🇲🇽 Mexico · Family: El Taco de Autor y Fusión · Region: USA (LA)
The kalbi taco folds Korean grilled short rib into a Mexican tortilla and stands on whether the rib's richness can be paced by the wrap. The defining element is galbi, beef short rib marinated in soy, sugar, sesame oil, garlic, and often grated pear, then grilled hot so the marinade caramelizes and the fat renders and chars at the edges. That sweet, beefy, smoky rib is pulled off the bone, sliced or chopped, and laid into a small soft corn or flour tortilla. The two halves are interdependent in a specific way.
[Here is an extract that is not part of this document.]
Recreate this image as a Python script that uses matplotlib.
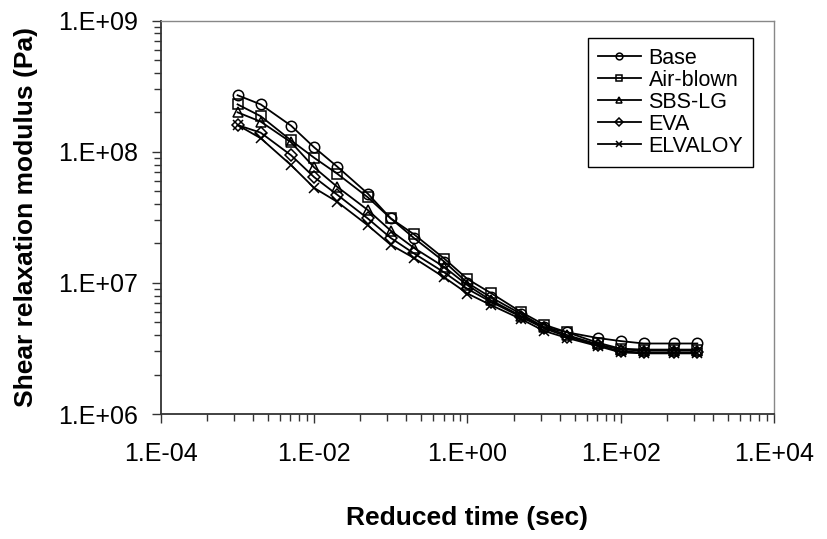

Galbi eaten in volume is rich and sweet to the point of fatigue; the tortilla supplies a neutral, faintly toasted starch that meters the richness and turns a grill plate into something handheld. The tortilla in turn would be inert without a filling this assertive. Every bite has to carry both, and the rib's fat means the build cannot be careless.
The craft is in the char and the counterweights. The rib should be grilled over high heat so the sugars in the marinade catch and the fat crisps rather than the meat stewing flabby in its own juices, since a soft, greasy galbi drowns the taco from the first bite. Pulled from the bone, it is chopped small enough to fold cleanly. The sweetness and fat want acid and crunch built into the rest of the taco: a sharp cabbage slaw, a bright salsa, kimchi, or gochujang thinned to a sauce, plus lime, applied down the length of the tortilla so no bite is all sugar and no bite is all fat. The tortilla is warmed until pliable and double-stacked if it is corn and likely to tear under the juicy rib. A good one is balanced, the char and acid holding the richness in check while the beef stays the lead. A sloppy one is a greasy, oversweet handful that breaks apart and pools fat through the bottom.
The variations follow the cut and the format. Swap the short rib for thin-sliced bulgogi and the beef turns leaner and the sweetness more forward in the bulgogi taco. Swap it for spicy marinated pork and the profile turns hotter while the structure holds. Commit the same rib to a closed rice-and-bean wrap rather than an open tortilla and you have a Korean-Mexican burrito, a heavier build on different physics that deserves its own article rather than being crowded in here.